Apple's approach to improving its watch over time has been a steady accumulation of upgrades -- an always-on display one year, blood oxygen the next, a slightly larger display and now temperature sensing. Skipping a bunch of years between upgrades can end up adding a lot of new features in one big bunch, but anyone who has a Series 7 will have a hard time justifying the purchase.

Temperature sensing
Apple's temperature sensor measures skin temperature, similar to how other wearables work. It also measures air or water temperature (water temperature readings can show up in some apps that use the sensor). The sensor looks at relative temperature change, showing relative increases or decreases in degrees, but not an absolute temperature like a thermometer.

The measurements are collected at night while sleeping, and it takes five days for the watch to collect enough data to establish a starting baseline. (According to Apple, the baseline temperature will keep calibrating over time.) From that point on, the measurements only show up in Apple's Health App on the iPhone, under Skin Temperature.
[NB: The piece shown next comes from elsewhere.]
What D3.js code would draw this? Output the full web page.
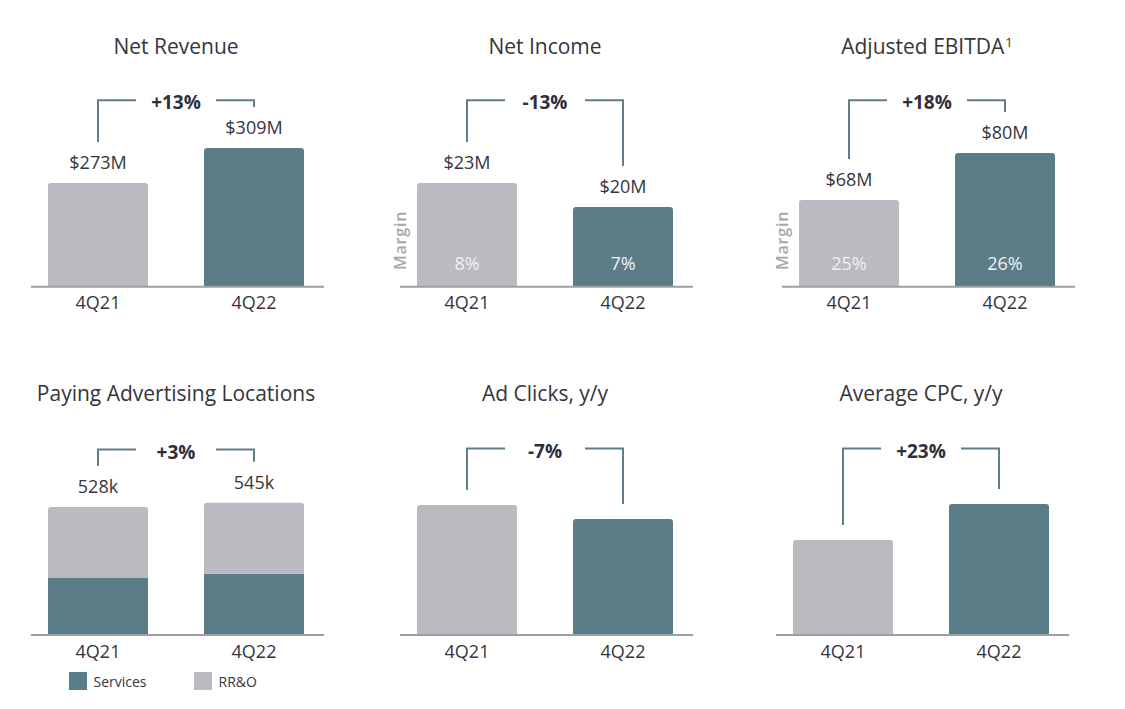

I could check the chart and see what my temperature changes were, but Apple's not currently alerting wearers of changes on their wrist, or any other way. The measurements also aren't being used for any sort of Readiness or Wellness score, like companies such as Fitbit and Oura are already doing. Apple is likely going to spend the next year, at least, trying to figure out how to surface that data more. In the meantime, maybe you want to wait before deciding if the sensor plays into the value of the watch.

One more immediately useful area for temperature-sensing data is ovulation tracking, another new watch feature. Similar to how Fitbit and Oura already work, the temperature shifts are used to track fertility cycles, as well as possible interruptions. CNET will test this over the next few months, much as we have with other trackers. And a word about privacy for this type of data: Apple says its Health data remains encrypted on the user's account and in iCloud, and if two-factor authentication is turned on, no one else can access it.